So we go back to Barbour (“the writ”), but in the final scene there is no mention of throwing the heart, any more than in the genuine Bruce, though it is stated that “His hardy men tuk the hart syne upon hand.”[122]
Obviously we have in these stanzas, and especially in the words underlined, the source of the lines in the Bruce, which are further in express contradiction to Barbour’s narrative, and have no place in it. The threefold argument leads inevitably to the one conclusion that these lines are an interpolation, and, as a corollary, that their source is the Howlat. Mr. Amours, in editing that poem,[123] has gone so far as to say that this is “almost certain.” I would remove the qualification.[124]
APPENDIX E
THE “ALEXANDER” AND THE “BRUCE”
The Buik of the Most Noble and Vailyeand Conquerour, Alexander the Great is an anonymous Scots translation of three French romances in the Alexander cycle, dated, in a rhyming colophon, 1438, and published for the Bannatyne Club in 1831. Between this translation and the Bruce there is a remarkably intimate and undisguised connection, not only in spirit and method, but in “the diction as a whole, the choice of words and the arrangement of the sentences, (and) the abundant use of alliteration,” to such an extent that “in reading the Buik of Alexander one would often think that he discerned the singer of the Bruce.”[125] A few examples have been given in the notes, but for a full survey of this literary phenomenon the reader must go to the dissertation quoted from above, or to Mr. J. T. T. Brown’s The Wallace and the Bruce Restudied, pp. 100-112 (Bonn, 1900), or Mr. Neilson’s John Barbour, Poet and Translator (London, 1900), which is devoted to the subject; or, for the parallels in the Bannockburn account, to Mr. Neilson’s article on Barbour in Chambers’s Cyclopædia of English Literature, vol. i.

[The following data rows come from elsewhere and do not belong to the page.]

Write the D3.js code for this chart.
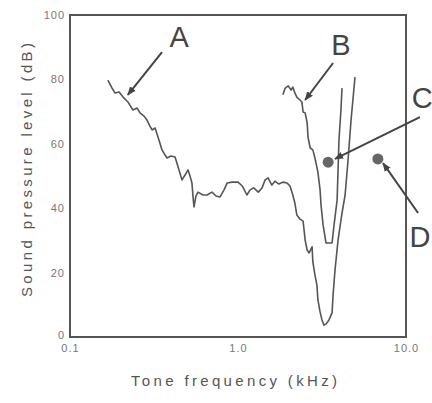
<!DOCTYPE html>
<html>
<head>
<meta charset="utf-8">
<script src="https://cdn.jsdelivr.net/npm/d3@7"></script>
<style>
  body { margin: 0; background: #fff; }
  svg { display: block; font-family: "Liberation Sans", Arial, sans-serif; }
</style>
</head>
<body>
<div id="chart"></div>
<script>
// Threshold curve A (kHz, dB)
const curveAFreq = [0.168, 0.178, 0.185, 0.196, 0.207, 0.221, 0.237, 0.251, 0.261, 0.276, 0.287, 0.299, 0.308, 0.321, 0.334, 0.353, 0.368, 0.378, 0.399, 0.422, 0.440, 0.464, 0.484, 0.504, 0.518, 0.532, 0.540, 0.547, 0.562, 0.578, 0.619, 0.654, 0.700, 0.740, 0.782, 0.826, 0.861, 0.921, 1.0, 1.06, 1.13, 1.18, 1.24, 1.32, 1.39, 1.45, 1.51, 1.59, 1.66, 1.75, 1.85, 1.96, 2.04, 2.12, 2.18, 2.24, 2.34, 2.44, 2.51, 2.58, 2.65, 2.76, 2.79, 2.87, 2.95, 2.99, 3.08, 3.16, 3.25, 3.34, 3.48, 3.63, 3.68, 3.78, 3.94, 4.16, 4.34, 4.52, 4.71, 4.97];
const curveADb = [79.8, 77.3, 75.8, 76.1, 74.5, 73.0, 70.5, 71.1, 69.6, 68.6, 67.4, 65.5, 64.3, 64.9, 62.1, 58.1, 56.5, 55.6, 56.2, 55.9, 52.8, 48.8, 50.3, 51.9, 50.0, 47.8, 43.5, 40.4, 43.8, 45.0, 44.1, 44.1, 45.0, 43.8, 43.5, 45.7, 47.8, 48.1, 48.1, 46.9, 44.1, 45.7, 46.3, 45.0, 46.3, 48.8, 49.4, 47.2, 48.4, 47.5, 48.1, 47.8, 46.9, 44.1, 41.6, 37.9, 36.6, 36.0, 30.1, 27.0, 26.1, 28.0, 23.3, 19.3, 16.1, 11.5, 7.8, 5.3, 3.7, 4.0, 5.3, 7.5, 13.0, 20.8, 30.1, 38.5, 44.1, 55.0, 67.4, 80.7];

// Curve B
const curveBFreq = [1.85, 1.91, 1.99, 2.07, 2.12, 2.18, 2.24, 2.34, 2.40, 2.44, 2.51, 2.58, 2.61, 2.69, 2.79, 2.87, 2.99, 3.08, 3.12, 3.21, 3.34, 3.48, 3.63, 3.73, 3.89, 3.94, 3.99, 4.10, 4.16];
const curveBDb = [75.2, 77.3, 78.0, 76.7, 77.6, 75.8, 74.5, 73.6, 73.0, 69.9, 69.6, 66.5, 62.1, 58.7, 58.1, 55.6, 51.2, 45.7, 41.0, 34.8, 29.2, 29.2, 29.2, 34.8, 42.5, 51.9, 61.2, 70.5, 77.3];

// Single tones C and D
const dotNames = ["C", "D"];
const dotFreq = [3.44, 6.8];
const dotDb = [54.3, 55.3];

// Letter labels with arrows: label pos, arrow tail, arrow tip
const noteNames = ["A", "B", "C", "D"];
const noteFreq = [0.446, 4.10, 12.5, 12.1];
const noteDb = [90.1, 87.6, 71.1, 28.0];
const tailFreq = [0.353, 3.68, 12.1, 11.8];
const tailDb = [88.5, 85.1, 68.3, 38.5];
const tipFreq = [0.221, 2.51, 3.78, 7.30];
const tipDb = [75.2, 73.6, 55.3, 54.0];

const xTicks = [0.1, 1, 10];
const yTicks = [0, 20, 40, 60, 80, 100];

const W = 432, H = 403;
const ink = "#555";

const svg = d3.select("#chart").append("svg")
  .attr("width", W)
  .attr("height", H);

const x = d3.scaleLog().domain([0.1, 10]).range([70, 406]);
const y = d3.scaleLinear().domain([0, 100]).range([337, 15]);

svg.append("defs").append("marker")
  .attr("id", "head")
  .attr("viewBox", "0 0 10 10")
  .attr("refX", 9).attr("refY", 5)
  .attr("markerWidth", 9).attr("markerHeight", 9)
  .attr("markerUnits", "userSpaceOnUse")
  .attr("orient", "auto")
  .append("path")
  .attr("d", "M0,1 L10,5 L0,9 Z")
  .attr("fill", "#444");

// axes (no tick marks, labels only)
const xAxis = svg.append("g")
  .attr("transform", `translate(0,${y(0)})`)
  .call(d3.axisBottom(x).tickValues(xTicks).tickFormat(d3.format(".1f")).tickSize(0).tickPadding(7));
const yAxis = svg.append("g")
  .attr("transform", `translate(${x(0.1)},0)`)
  .call(d3.axisLeft(y).tickValues(yTicks).tickSize(0).tickPadding(5));
[xAxis, yAxis].forEach((g) => {
  g.select(".domain").remove();
  g.selectAll("text")
    .attr("fill", "#777")
    .style("font-size", "11px")
    .style("letter-spacing", "1px");
});
// lift the "0" a touch so it clears the "0.1" below it
yAxis.selectAll(".tick text").filter((d) => d === 0).attr("dy", "0.1em");

// frame
svg.append("rect")
  .attr("x", x(0.1)).attr("y", y(100))
  .attr("width", x(10) - x(0.1))
  .attr("height", y(0) - y(100))
  .attr("fill", "none")
  .attr("stroke", ink)
  .attr("stroke-width", 2);

// axis titles
svg.append("text")
  .attr("x", 234).attr("y", 386)
  .attr("text-anchor", "middle")
  .attr("fill", ink)
  .style("font-size", "15px")
  .attr("textLength", 206)
  .attr("lengthAdjust", "spacing")
  .text("Tone frequency (kHz)");

svg.append("text")
  .attr("transform", "translate(32,170) rotate(-90)")
  .attr("text-anchor", "middle")
  .attr("fill", ink)
  .style("font-size", "15px")
  .attr("textLength", 254)
  .attr("lengthAdjust", "spacing")
  .text("Sound pressure level (dB)");

// curves
const line = d3.line().x((d) => x(d[0])).y((d) => y(d[1]));
const curves = [d3.zip(curveAFreq, curveADb), d3.zip(curveBFreq, curveBDb)];
svg.append("g")
  .selectAll("path")
  .data(curves)
  .join("path")
  .attr("d", line)
  .attr("fill", "none")
  .attr("stroke", ink)
  .attr("stroke-width", 1.6)
  .attr("stroke-linejoin", "round");

// dots
svg.append("g")
  .selectAll("circle")
  .data(dotNames)
  .join("circle")
  .attr("cx", (d, i) => x(dotFreq[i]))
  .attr("cy", (d, i) => y(dotDb[i]))
  .attr("r", 5.5)
  .attr("fill", "#666");

// arrows
svg.append("g")
  .selectAll("line")
  .data(noteNames)
  .join("line")
  .attr("x1", (d, i) => x(tailFreq[i]))
  .attr("y1", (d, i) => y(tailDb[i]))
  .attr("x2", (d, i) => x(tipFreq[i]))
  .attr("y2", (d, i) => y(tipDb[i]))
  .attr("stroke", "#444")
  .attr("stroke-width", 2)
  .attr("marker-end", "url(#head)");

svg.append("g")
  .selectAll("text")
  .data(noteNames)
  .join("text")
  .attr("x", (d, i) => x(noteFreq[i]))
  .attr("y", (d, i) => y(noteDb[i]))
  .attr("text-anchor", "middle")
  .attr("fill", "#444")
  .style("font-size", "29px")
  .text((d) => d);
</script>
</body>
</html>
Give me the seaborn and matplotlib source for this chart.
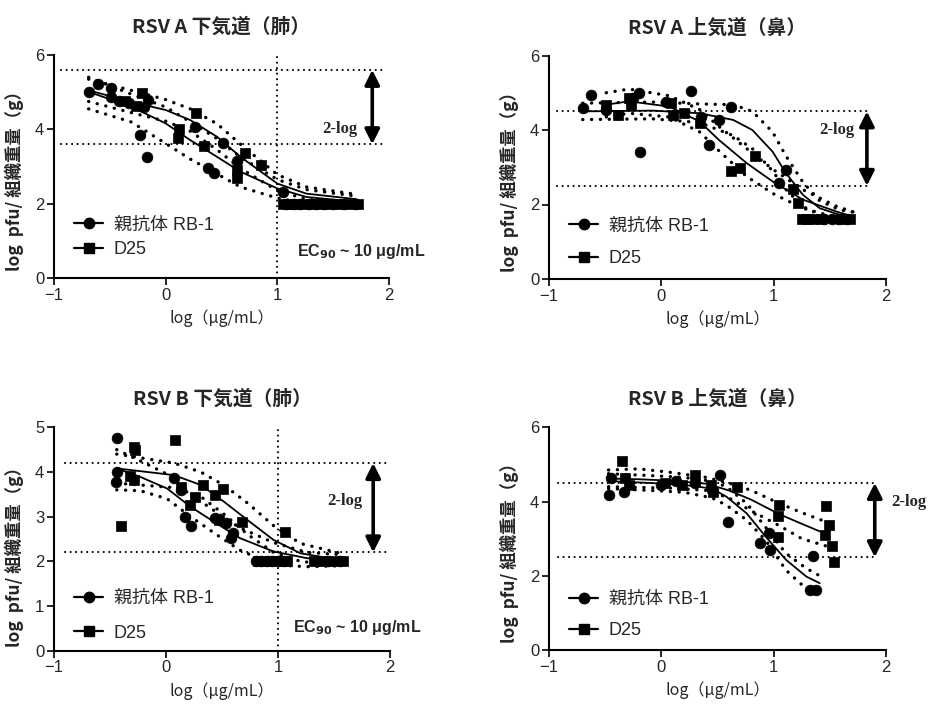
import matplotlib
matplotlib.use("Agg")
import matplotlib.pyplot as plt
from matplotlib.lines import Line2D
import seaborn as sns
import numpy as np

sns.set_style("ticks")
plt.rcParams['font.family'] = ['Liberation Sans', 'Noto Sans CJK JP', 'DejaVu Sans']

CJK = ['Noto Sans CJK JP', 'DejaVu Sans']

titles = ["RSV A 下気道（肺）", "RSV A 上気道（鼻）", "RSV B 下気道（肺）", "RSV B 上気道（鼻）"]
series_names = ["親抗体 RB-1", "D25"]
ylabel_text = "log  pfu/ 組織重量（g）"
xlabel_text = "log（μg/mL）"
ec90_text = r"EC$_{\mathbf{90}}$ ~ 10 μg/mL"

# reference (2-log) levels per panel
ref_levels = [(5.6, 3.6), (4.5, 2.5), (4.2, 2.2), (4.5, 2.5)]
y_max = [6, 6, 5, 6]
y_ticks = [[0, 2, 4, 6], [0, 2, 4, 6], [0, 1, 2, 3, 4, 5], [0, 2, 4, 6]]
x_ticks = [-1, 0, 1, 2]

# ---------------- Panel 1: RSV A lower airway ----------------
tl_rb1_x = [-0.69, -0.61, -0.49, -0.49, -0.42, -0.33, -0.23, -0.17, -0.16, -0.19, 0.26, 0.51, 0.38, 0.43, 0.64,
            1.05, 1.08, 1.15, 1.2, 1.28, 1.35, 1.42, 1.5, 1.6, 1.7]
tl_rb1_y = [5.01, 5.21, 5.10, 4.88, 4.75, 4.70, 3.84, 3.26, 4.79, 4.60, 4.07, 3.64, 2.95, 2.83, 3.14,
            2.32, 2.0, 2.0, 2.0, 2.0, 2.0, 2.0, 2.0, 2.0, 2.0]
tl_d25_x = [-0.21, -0.36, -0.27, 0.27, 0.12, 0.11, 0.34, 0.71, 0.85, 0.64, 0.64,
            1.05, 1.1, 1.15, 1.25, 1.3, 1.4, 1.48, 1.55, 1.65, 1.72]
tl_d25_y = [4.99, 4.76, 4.63, 4.45, 4.02, 3.78, 3.55, 3.35, 3.04, 2.90, 2.68,
            2.0, 2.0, 2.0, 2.0, 2.0, 2.0, 2.0, 2.0, 2.0, 2.0]
tl_fit_x = [-0.69, -0.31, 0.0, 0.22, 0.46, 0.67, 1.0, 1.26, 1.71]
tl_rb1_fit = [5.01, 4.61, 4.16, 3.71, 3.26, 2.86, 2.41, 2.18, 2.05]
tl_rb1_lo = [4.55, 4.2, 3.62, 3.2, 2.8, 2.45, 2.15, 2.0, 1.92]
tl_rb1_hi = [5.4, 4.95, 4.6, 4.2, 3.75, 3.25, 2.65, 2.38, 2.2]
tl_d25_fit = [5.05, 4.74, 4.52, 4.25, 3.8, 3.26, 2.54, 2.27, 2.12]
tl_d25_lo = [4.75, 4.45, 4.22, 3.95, 3.45, 2.95, 2.35, 2.12, 2.0]
tl_d25_hi = [5.35, 5.05, 4.8, 4.55, 4.15, 3.6, 2.78, 2.45, 2.25]

# ---------------- Panel 2: RSV A upper airway ----------------
tr_rb1_x = [-0.70, -0.63, -0.49, -0.19, -0.20, -0.25, 0.26, 0.04, 0.51, 0.42, 0.62, 0.35, 1.11, 1.05,
            1.45, 1.52, 1.58, 1.65]
tr_rb1_y = [4.59, 4.95, 4.54, 3.42, 5.0, 4.85, 5.04, 4.76, 4.26, 3.60, 4.63, 4.36, 2.93, 2.57,
            1.6, 1.6, 1.6, 1.6]
tr_d25_x = [-0.49, -0.39, -0.29, -0.27, 0.09, 0.10, 0.20, 0.34, 0.62, 0.70, 0.83, 1.17, 1.22,
            1.25, 1.3, 1.35, 1.42, 1.6, 1.68]
tr_d25_y = [4.68, 4.41, 4.86, 4.68, 4.72, 4.41, 4.45, 4.18, 2.89, 2.97, 3.29, 2.41, 2.03,
            1.6, 1.6, 1.6, 1.6, 1.6, 1.6]
tr_rb1_fx = [-0.70, -0.08, 0.34, 0.64, 0.81, 0.99, 1.11, 1.26, 1.41, 1.59, 1.70]
tr_rb1_fit = [4.50, 4.52, 4.45, 4.27, 4.0, 3.42, 2.84, 2.26, 1.90, 1.72, 1.68]
tr_rb1_lo = [4.28, 4.3, 4.2, 3.85, 3.5, 2.9, 2.4, 1.95, 1.72, 1.6, 1.58]
tr_rb1_hi = [4.72, 4.75, 4.7, 4.68, 4.5, 3.95, 3.3, 2.6, 2.1, 1.85, 1.8]
tr_d25_fx = [-0.49, -0.29, 0.07, 0.34, 0.51, 0.76, 0.99, 1.26, 1.56, 1.71]
tr_d25_fit = [4.68, 4.77, 4.63, 4.23, 3.74, 3.11, 2.62, 2.13, 1.81, 1.67]
tr_d25_lo = [4.35, 4.45, 4.35, 3.95, 3.45, 2.75, 2.3, 1.9, 1.65, 1.55]
tr_d25_hi = [5.0, 5.1, 4.92, 4.55, 4.1, 3.5, 2.95, 2.4, 1.95, 1.8]

# ---------------- Panel 3: RSV B lower airway ----------------
bl_rb1_x = [-0.44, -0.44, -0.45, 0.07, 0.13, 0.17, 0.22, 0.44, 0.54, 0.58, 0.60,
            0.8, 0.85, 0.9, 0.95, 1.0, 1.05, 1.35, 1.45, 1.55]
bl_rb1_y = [4.75, 4.0, 3.78, 3.86, 3.6, 3.0, 2.78, 2.96, 2.85, 2.52, 2.63,
            2.0, 2.0, 2.0, 2.0, 2.0, 2.0, 2.0, 2.0, 2.0]
bl_d25_x = [-0.40, -0.29, -0.28, -0.32, -0.29, 0.08, 0.13, 0.26, 0.33, 0.44, 0.51, 0.47, 0.68, 1.06, 0.21,
            0.82, 0.9, 1.0, 1.08, 1.32, 1.4, 1.48, 1.58]
bl_d25_y = [2.78, 4.56, 4.49, 3.9, 3.82, 4.71, 3.67, 3.44, 3.70, 3.48, 3.63, 2.92, 2.89, 2.66, 3.26,
            2.0, 2.0, 2.0, 2.0, 2.0, 2.0, 2.0, 2.0]
bl_rb1_fx = [-0.44, -0.23, 0.01, 0.22, 0.45, 0.66, 0.96, 1.26, 1.56]
bl_rb1_fit = [4.08, 3.89, 3.63, 3.22, 2.85, 2.52, 2.22, 2.07, 2.03]
bl_rb1_lo = [3.6, 3.58, 3.4, 3.0, 2.6, 2.25, 1.92, 1.88, 1.9]
bl_rb1_hi = [4.5, 4.25, 3.95, 3.5, 3.1, 2.75, 2.42, 2.2, 2.15]
bl_d25_fx = [-0.44, 0.07, 0.31, 0.52, 0.73, 0.96, 1.20, 1.56]
bl_d25_fit = [4.08, 3.93, 3.71, 3.33, 2.92, 2.48, 2.18, 2.03]
bl_d25_lo = [3.75, 3.65, 3.45, 3.05, 2.6, 2.2, 2.0, 1.9]
bl_d25_hi = [4.4, 4.2, 4.0, 3.7, 3.3, 2.8, 2.4, 2.18]

# ---------------- Panel 4: RSV B upper airway ----------------
br_rb1_x = [-0.47, -0.45, -0.33, 0.0, 0.13, 0.52, 0.59, 0.88, 0.96, 0.97, 1.35, 1.32, 1.38, 0.3, 0.45]
br_rb1_y = [4.18, 4.63, 4.27, 4.45, 4.54, 4.72, 3.46, 2.88, 3.14, 2.69, 2.54, 1.62, 1.62, 4.5, 4.3]
br_d25_x = [-0.35, -0.32, -0.29, 0.03, 0.18, 0.30, 0.44, 0.46, 0.67, 1.05, 1.04, 1.04,
            1.47, 1.49, 1.46, 1.52, 1.54]
br_d25_y = [5.08, 4.63, 4.45, 4.5, 4.45, 4.72, 4.45, 4.26, 4.38, 3.91, 3.6, 3.04,
            3.88, 3.37, 3.1, 2.79, 2.38]
br_rb1_fx = [-0.47, -0.1, 0.2, 0.45, 0.58, 0.76, 0.93, 1.11, 1.29, 1.41]
br_rb1_fit = [4.55, 4.5, 4.45, 4.35, 4.13, 3.68, 3.05, 2.43, 1.98, 1.8]
br_rb1_lo = [4.35, 4.3, 4.25, 4.1, 3.9, 3.5, 2.95, 2.15, 1.65, 1.55]
br_rb1_hi = [4.75, 4.7, 4.65, 4.55, 4.4, 3.95, 3.3, 2.6, 2.2, 2.0]
br_d25_fx = [-0.47, -0.2, 0.1, 0.4, 0.6, 0.8, 1.05, 1.25, 1.47]
br_d25_fit = [4.62, 4.6, 4.56, 4.48, 4.3, 4.05, 3.66, 3.4, 3.12]
br_d25_lo = [4.4, 4.38, 4.36, 4.3, 4.1, 3.75, 3.35, 3.0, 2.8]
br_d25_hi = [4.85, 4.88, 4.78, 4.65, 4.5, 4.3, 3.95, 3.7, 3.45]

panels = [
    dict(rb1=(tl_rb1_x, tl_rb1_y), d25=(tl_d25_x, tl_d25_y),
         rb1fit=(tl_fit_x, tl_rb1_fit, tl_rb1_lo, tl_rb1_hi),
         d25fit=(tl_fit_x, tl_d25_fit, tl_d25_lo, tl_d25_hi)),
    dict(rb1=(tr_rb1_x, tr_rb1_y), d25=(tr_d25_x, tr_d25_y),
         rb1fit=(tr_rb1_fx, tr_rb1_fit, tr_rb1_lo, tr_rb1_hi),
         d25fit=(tr_d25_fx, tr_d25_fit, tr_d25_lo, tr_d25_hi)),
    dict(rb1=(bl_rb1_x, bl_rb1_y), d25=(bl_d25_x, bl_d25_y),
         rb1fit=(bl_rb1_fx, bl_rb1_fit, bl_rb1_lo, bl_rb1_hi),
         d25fit=(bl_d25_fx, bl_d25_fit, bl_d25_lo, bl_d25_hi)),
    dict(rb1=(br_rb1_x, br_rb1_y), d25=(br_d25_x, br_d25_y),
         rb1fit=(br_rb1_fx, br_rb1_fit, br_rb1_lo, br_rb1_hi),
         d25fit=(br_d25_fx, br_d25_fit, br_d25_lo, br_d25_hi)),
]

fig = plt.figure(figsize=(9.3, 7.07), dpi=100)
rects = [
    (54 / 930, 1 - 278 / 707, 335 / 930, 223 / 707),
    (549 / 930, 1 - 279 / 707, 337 / 930, 223.5 / 707),
    (54 / 930, 1 - 650.7 / 707, 336 / 930, 223.4 / 707),
    (549 / 930, 1 - 650 / 707, 337 / 930, 222.7 / 707),
]
# layout details per panel
ref_x_span = [(-0.94, 1.96), (-0.93, 1.87), (-0.9, 1.97), (-0.92, 1.92)]
arrow_x = [1.85, 1.83, 1.85, 1.9]
twolog_pos = [(1.72, 4.0, 'right'), (1.72, 4.0, 'right'), (1.75, 3.36, 'right'), (2.05, 4.0, 'left')]
ec90_pos = [(1.18, 0.70), None, (1.13, 0.51), None]
legend_anchor = [(0.06, 0.275), (0.06, 0.275), (0.06, 0.27), (0.06, 0.265)]
legend_spacing = [0.4, 0.85, 0.95, 0.8]
ylabel_y = [0.455, 0.455, 0.44, 0.455]

band_style = dict(color='black', lw=2.4, linestyle=(0, (0.05, 2.6)), dash_capstyle='round')
ref_style = dict(color='black', lw=1.5, linestyle=(0, (0.05, 2.6)), dash_capstyle='round')

for i, (p, r) in enumerate(zip(panels, rects)):
    ax = fig.add_axes(r)
    # reference lines
    top, bot = ref_levels[i]
    x0, x1 = ref_x_span[i]
    for lvl in (top, bot):
        ax.plot([x0, x1], [lvl, lvl], **ref_style)
    if ec90_pos[i] is not None:
        ax.plot([1, 1], [0, y_max[i]], **ref_style)
    # fits and confidence bands
    for key in ("rb1fit", "d25fit"):
        fx, fy, flo, fhi = p[key]
        ax.plot(fx, flo, **band_style)
        ax.plot(fx, fhi, **band_style)
        sns.lineplot(x=fx, y=fy, ax=ax, color='black', lw=1.3, estimator=None, sort=False)
    # data
    sns.scatterplot(x=p["rb1"][0], y=p["rb1"][1], ax=ax, marker='o', s=60, color='black',
                    edgecolor='black', linewidth=0.5, zorder=5)
    sns.scatterplot(x=p["d25"][0], y=p["d25"][1], ax=ax, marker='s', s=62, color='black',
                    edgecolor='black', linewidth=0.5, zorder=5)
    # arrow
    ax.annotate('', xy=(arrow_x[i], top), xytext=(arrow_x[i], bot),
                arrowprops=dict(arrowstyle='<|-|>', lw=2.6, color='black', mutation_scale=22,
                                shrinkA=0, shrinkB=0), annotation_clip=False)
    tx, ty, tha = twolog_pos[i]
    ax.text(tx, ty, "2-log", ha=tha, va='center', fontsize=12, fontweight='bold',
            family=['Liberation Serif'], clip_on=False)
    if ec90_pos[i] is not None:
        ax.text(ec90_pos[i][0], ec90_pos[i][1], ec90_text, ha='left', va='center',
                fontsize=11.5, fontweight='bold')
    # axes
    ax.set_xlim(-1, 2)
    ax.set_ylim(0, y_max[i])
    ax.set_xticks(x_ticks)
    ax.set_yticks(y_ticks[i])
    ax.tick_params(axis='both', direction='out', length=5, width=1.4, labelsize=12, pad=2)
    for s in ('left', 'bottom'):
        ax.spines[s].set_linewidth(1.5)
        ax.spines[s].set_color('black')
    sns.despine(ax=ax)
    ax.set_title(titles[i], fontsize=14.2, fontweight='bold', family=CJK, pad=16)
    ax.set_ylabel(ylabel_text, fontsize=12.5, fontweight='bold', family=CJK)
    ax.yaxis.set_label_coords(-0.09, ylabel_y[i])
    ax.set_xlabel(xlabel_text, fontsize=11.5, family=CJK, labelpad=5)
    handles = [Line2D([], [], color='black', marker='o', markersize=7.5, lw=1.6),
               Line2D([], [], color='black', marker='s', markersize=7.5, lw=1.6)]
    ax.legend(handles, series_names, loc='upper left', bbox_to_anchor=legend_anchor[i],
              frameon=False, fontsize=13, handlelength=1.6, handletextpad=0.6,
              labelspacing=legend_spacing[i], borderaxespad=0, borderpad=0)

fig.savefig("out.png", dpi=100)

On the facts there is no dispute; for explanation three hypotheses have been put forward. Hermann, accepting the 1438 date, concludes that the translator of the Alexander was so familiar with the language of the Bruce—“here and there, indeed, knew it by heart” (stellenweise es wohl auswendig wusste)—that his translation was necessarily strongly influenced thereby.[126] This is inadmissible; the French poems are earlier than the Bruce, and to these the links of connection ultimately go back. The relationship is really deeper than the mere language of the translation, as Hermann himself indicates. Mr. Neilson, accordingly, in a detailed and forcible argument, claims Barbour himself as the translator of the Alexander, arguing that, the literary proofs being so conclusive, the date given must be an error, “scribal or printer’s.”[127] Given Roman numerals to begin with, such a slip is not in the least unlikely; variations of this sort occur in the Bruce itself,[128] and 1438 may have been a misreading of 1338, or the date may be that of the scribe’s copy, not of the actual work. Mr. Neilson has an ingenious section on the wayward fortunes of dates.[129] Thus, reversing Hermann’s thesis, he holds that “Barbour’s mind and memory had been steeped in the Alexander when he wrote the Bruce.”[130] Mr. Neilson’s argument and conclusion are vigorously contested by Mr. Brown in a Postscript to the work cited. His more elaborate hypothesis is that David Rate translated the Alexander in 1437, and that “John Ramsay, Sir John the Ross, wishful to improve the plain song of John Barbour, used the translation of the Alexander extensively, taking freely whatever he required.”[131] Mr. Brown’s negative criticism is independent of this proposition which is involved in his wider theory regarding the construction of the Bruce. The eclectic conclusion of the writer in the Cambridge History of English Literature, vol. ii., is: “Either the book (i.e., the Alexander) is the work of Barbour preserved in a somewhat later form, or the author was saturated with Barbour’s diction, so that he continually repeats his phrases.”[132]
In the dust of the conflict a crucial fact has gone unobserved—namely, that one of the parallel lines enumerated by Brown and Hermann appears in the portion of the Bruce incorporated in his own work by Wyntoun.[133] Here, then, we have a line of the alleged translation of 1438 occurring in the “Bruce” as it existed before 1420. Thus the only outstanding difficulty of Mr. Neilson’s proposition disappears. The effect on the rival propositions is obvious.
APPENDIX F
MR. BROWN’S “SOURCES” FOR THE “BRUCE.”
In pursuance of his “hypothesis of fifteenth-century redaction” of the Bruce, Mr. Brown applies what he claims to be “fair and ordinary tests” to six “selected examples,” in order to show that his hypothesis “has a basis in demonstrable fact.”[134] I shall notice such of these very briefly, premising that I do not consider Mr. Brown’s use of his tests either “fair” or “ordinary.” So much, I think, will appear.